Gucci marks 100 years with exhibit on radically shifted codes
To mark the centenary, creative director Alessandro Michele has curated an exhibition in the Gucci Garden gallery, on Florence's Piazza della Signoria, that underlines some watershed moments in his era.
Alessandro Michele has radically shifted Gucci codes and challenged fashion norms in his six and a half years as creative director of the brand founded by Guccio Gucci as a travel bag company in Florence 100 years ago.
To mark the centenary, Michele has curated an exhibition in the Gucci Garden gallery, on Florence's Piazza della Signoria, that underlines some watershed moments in his era. Those include an advertising campaign for perfume featuring a transgender model, an all-Black cast for the pre-Fall 2017 campaign and a lipstick campaign featuring everyday faces in all their imperfections.
The exhibition will be reproduced in seven cities, including Shanghai, Tokyo, Sydney and Seoul.
The 48-year-old designer credited CEO Marco Bizzarri, who tapped an unknown Michele from the Gucci design team to take over as creative director in January 2015, with allowing him leeway to go beyond the usual schemes driving the luxury business model.
"No one would have wanted, we can say it, a transexual in the world of beauty," Michele told reporters Thursday in Florence.
He said the campaign, featuring Hari Nef, Petra Collins and Dakota Johnson walking through a field of wildflowers, proved conventional fashion world wisdom wrong by creating "an absolutely up-to-date female imagery."
"If fashion and the fashion market want to continue to have a stage, there needs to be some sort of movement. That campaign, in a very gentle and very poetic way, gave space and voice to a world of very different femininity," Michele said.
Likewise, Michele said the casting of only Black models in the 2017 campaign was at the time a breakthrough, noting that "things have changed in a dizzying and very fast way in the last year."
The pandemic year has been a year of collaborations, including with North Face, and Ken Scott and Doraemon. A tie-up with Balenciaga will reach stores later this year. Gucci revenues rose 20 per cent to 2.16 million euros (S$3.49 million) in the first quarter of 2021 compared with the same period last year, Women's Wear Daily reported.
Michele's eclectic style, which has gone a long way toward mainstreaming genderless codes, especially for men, has created a sort of tribal following.

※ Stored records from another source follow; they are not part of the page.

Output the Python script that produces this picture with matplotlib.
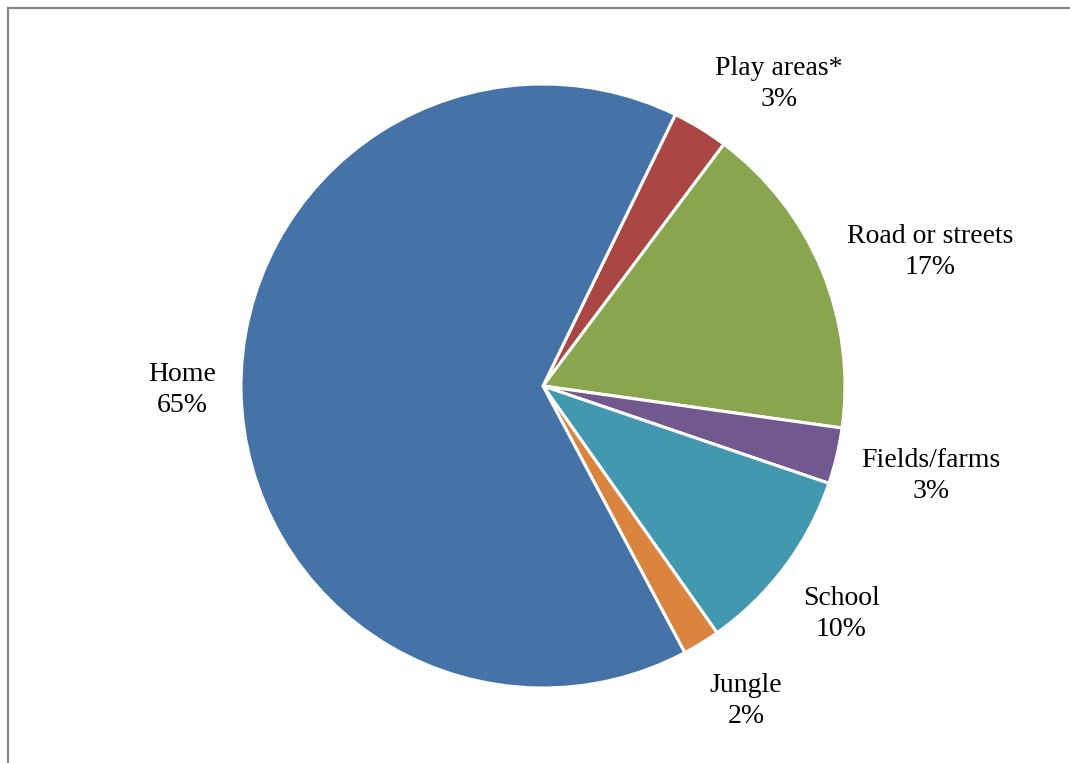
import matplotlib
matplotlib.use("Agg")
import matplotlib.pyplot as plt
from matplotlib.lines import Line2D

# share of locations (percent)
places = ["Play areas*", "Road or streets", "Fields/farms", "School", "Jungle", "Home"]
shares = [3, 17, 3, 10, 2, 65]
colors = ["#AA4643", "#89A54E", "#71588F", "#4198AF", "#DB843D", "#4572A7"]

# label anchor points, in units of the pie radius
label_pos = [(0.781, 1.000), (1.281, 0.444), (1.285, -0.298),
             (0.987, -0.755), (0.672, -1.043), (-1.195, -0.013)]

W, H = 1070, 763
fig = plt.figure(figsize=(W / 100, H / 100), dpi=100)
plt.rcParams['font.family'] = ['Liberation Serif', 'DejaVu Serif']

cx, cy, r = 543, 386, 302
ax = fig.add_axes([(cx - r) / W, (H - cy - r) / H, 2 * r / W, 2 * r / H])
ax.pie(shares, colors=colors, startangle=64, counterclock=False,
       radius=1, wedgeprops=dict(edgecolor="white", linewidth=2.2))
ax.set_xlim(-1, 1)
ax.set_ylim(-1, 1)
ax.set_aspect("equal")
ax.axis("off")

for name, val, (x, y) in zip(places, shares, label_pos):
    ax.text(x, y, f"{name}\n{val}%", ha="center", va="center",
            fontsize=20, linespacing=1.32, color="black", clip_on=False)

# chart area border (left and top edges)
fig.add_artist(Line2D([7.5 / W, 7.5 / W], [0, 1 - 7.5 / H], color="#888888", lw=1.6,
                      transform=fig.transFigure))
fig.add_artist(Line2D([7.5 / W, 1], [1 - 7.5 / H, 1 - 7.5 / H], color="#888888", lw=1.6,
                      transform=fig.transFigure))

fig.savefig("out.png", dpi=100, facecolor="white")
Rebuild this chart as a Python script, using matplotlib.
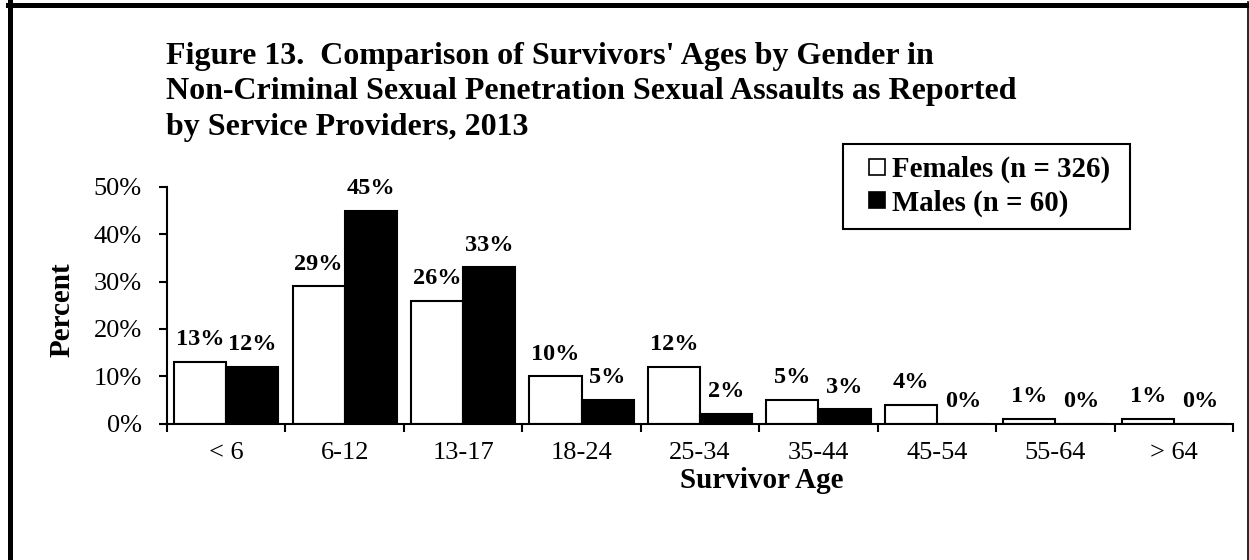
import matplotlib
matplotlib.use("Agg")
import matplotlib.pyplot as plt
from matplotlib.lines import Line2D
import numpy as np

categories = ["< 6", "6-12", "13-17", "18-24", "25-34", "35-44", "45-54", "55-64", "> 64"]
females = [13, 29, 26, 10, 12, 5, 4, 1, 1]
males = [12, 45, 33, 5, 2, 3, 0, 0, 0]
female_label = "Females (n = 326)"
male_label = "Males (n = 60)"
title_lines = ["Figure 13.  Comparison of Survivors' Ages by Gender in",
               "Non-Criminal Sexual Penetration Sexual Assaults as Reported",
               "by Service Providers, 2013"]
yticks = [0, 10, 20, 30, 40, 50]

W, H = 1249, 560
plt.rcParams['font.family'] = ['Liberation Serif', 'DejaVu Serif']
fig = plt.figure(figsize=(W / 100, H / 100), dpi=100)
fig.patch.set_facecolor('white')

# figure frame (left, top, right)
fig.add_artist(Line2D([10 / W, 10 / W], [0, 1 - 2 / H], transform=fig.transFigure, color='black', lw=3.6))
fig.add_artist(Line2D([8 / W, 1248 / W], [1 - 4.5 / H, 1 - 4.5 / H], transform=fig.transFigure, color='black', lw=3.6))
fig.add_artist(Line2D([1247.5 / W, 1247.5 / W], [0, 1 - 2 / H], transform=fig.transFigure, color='black', lw=1.2))

left, right, bottom, top = 167 / W, 1233 / W, 1 - 423.5 / H, 1 - 187 / H
ax = fig.add_axes([left, bottom, right - left, top - bottom])

x = np.arange(len(categories))
bw = 0.44
b1 = ax.bar(x - bw / 2, females, bw, color='white', edgecolor='black', linewidth=1.5, label=female_label)
b2 = ax.bar(x + bw / 2, males, bw, color='black', edgecolor='black', linewidth=1.5, label=male_label)

for bars, vals in ((b1, females), (b2, males)):
    for rect, v in zip(bars, vals):
        ax.annotate(f"{v}%", (rect.get_x() + rect.get_width() / 2, rect.get_height()),
                    xytext=(0, 12), textcoords='offset points', ha='center', va='baseline',
                    fontsize=17.5, fontweight='bold', annotation_clip=False)

ax.set_xlim(-0.5, len(categories) - 0.5)
ax.set_ylim(0, 50)
ax.set_yticks(yticks)
ax.set_yticklabels([f"{t}%" for t in yticks])
ax.set_xticks(np.arange(len(categories) + 1) - 0.5)
ax.set_xticklabels([])
ax.set_xticks(x, minor=True)
ax.set_xticklabels(categories, minor=True)
ax.tick_params(axis='x', which='major', direction='out', length=6, width=1.5)
ax.tick_params(axis='x', which='minor', length=0, pad=13, labelsize=19)
ax.tick_params(axis='y', direction='out', length=6, width=1.5, pad=12, labelsize=19)
for s in ('top', 'right'):
    ax.spines[s].set_visible(False)
for s in ('left', 'bottom'):
    ax.spines[s].set_linewidth(1.5)

fig.text(62 / W, 1 - 310 / H, "Percent", rotation=90, ha='center', va='center',
         fontsize=21, fontweight='bold')
fig.text(762 / W, 1 - 480 / H, "Survivor Age", ha='center', va='center',
         fontsize=21, fontweight='bold')

for i, line in enumerate(title_lines):
    fig.text(166 / W, 1 - (64 + 35.5 * i) / H, line, ha='left', va='baseline',
             fontsize=23, fontweight='bold')

handles = [Line2D([], [], linestyle='none', marker='s', markersize=11.5, markerfacecolor='white',
                  markeredgecolor='black', markeredgewidth=1.2, label=female_label),
           Line2D([], [], linestyle='none', marker='s', markersize=11.5, markerfacecolor='black',
                  markeredgecolor='black', markeredgewidth=1.2, label=male_label)]
leg = fig.legend(handles=handles, loc='upper left',
                 bbox_to_anchor=(843 / W, 1 - 228 / H, (1130 - 843) / W, 84 / H),
                 bbox_transform=fig.transFigure, mode='expand',
                 frameon=True, fancybox=False, framealpha=1,
                 edgecolor='black', prop={'weight': 'bold', 'size': 20.8},
                 handlelength=1.5, handletextpad=-0.22,
                 borderpad=0.42, labelspacing=0.2, borderaxespad=0)
leg.get_frame().set_linewidth(1.5)

fig.savefig("out.png", dpi=100, facecolor='white')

Dubbed the Gucci Gang, Michele has fully embraced the power of that very distinct crowd during his pandemic year collections, which have been unveiled as digital presentations.
Those collections include this year's Aria that ends with the runway cast converging dreamily in a garden, to Ouverture last November, with videos by Gus Van Sant featuring an Italian actress moving through a rarified Roman landscape with her Gucci tribe.
Michele said the brand's real-life fans defy easy description, ranging in age "from 10 to 90."
"It has happened that someone who could be my mother's age greets me, or that Marina Cicogna (an 86-year-old film producer) tells me, 'When I go in the store, I find crazy things,'" Michele said.
"It is strange because [we] also manage to dress someone who is 13 years old. Not only: Yesterday a young person stopped me who had a tattoo that said "Blind For Love," and it was not the first," Michele said, referring to one of the popular slogans that have adorned his creations.
"Evidently it was a strong detonation of something that already existed," Michele said of his collections. "Fashion has the great capacity to interpret and to collect what is happening now .... to narrate the exact moment."